Other-Oriented Community

At Reservoir Church, the church I help lead in Escondido, we have been working through our Leadership Track as a cohort of elders and happen to be currently setting out a vision for the church as guided by the book Creative Minority. It is a short little book packed full with deep wisdom on what it could mean for the church to live for renewal of the people around it. Written by Jon Tyson and Heather Grizzle it has served as a pamphlet for me to give out anytime someone asks what our vision is for the church.

Today I was struck by this quote in the chapter on covenantal community: “We live in a relational moment where the needs of the individual have completely eclipsed the concerns of a larger community. The choice architecture of our entire lives exists to facilitate individualism and rather than articulating an alternative vision, the church has embraced this value. We speak primarily of a “personal relationship with God” as the fundamental goal of faith. There is nothing wrong with personal faith, but the love that Jesus speaks of is fundamentally other-oriented and generally communal. If the goal of church is self, we will not fulfill Jesus’ command that we be known as a people of love.”

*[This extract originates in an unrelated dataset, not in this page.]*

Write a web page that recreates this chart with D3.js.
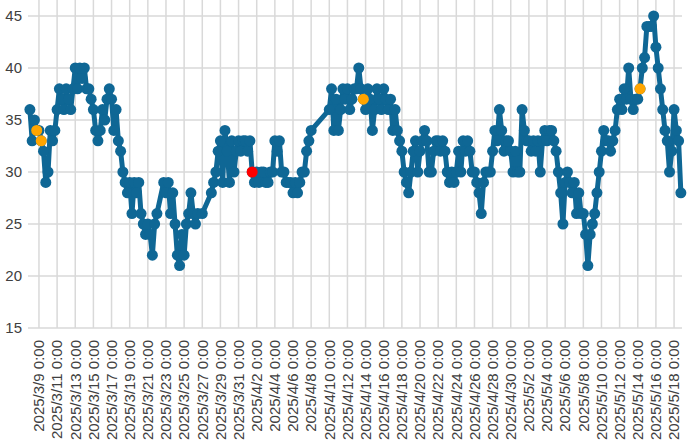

There is a lot here. Of course this was written years ago but is now a timely reminder as we are asked more and more to perceive the needs of our neighbors and serve them. But this is beyond a personal expression of sacrifice. It is for the community of believers.

This is where the covenant community of the church shines before a watching world. Accountable to each other, invested in one another, and sticking together even if things get hard. This is then the tapestry that tells the story of the gospel at work in the lives believers as a family.

Each day we face the choice to find something more fitting of our preference and perspective but if we jump we miss the purpose we are brought together for, to join Jesus in his renewing of the world. As the church gears up to gather and get back to normal, or as I prefer thinking, move forward to what’s next, there will be plenty of opportunities for local iterations of the church to live out covenant community, to serve together, to sacrifice for others together, to proclaim a better vision for existence together. But it must be together.

Rescued by Jesus and formed into a family for the renewal of others and all things. Jesus gives us the power for it by his Spirit and the motivation for it as recipients of his grace. How will you endeavor to more thoroughly embrace your covenant community and what will motivate you to set aside self in the process?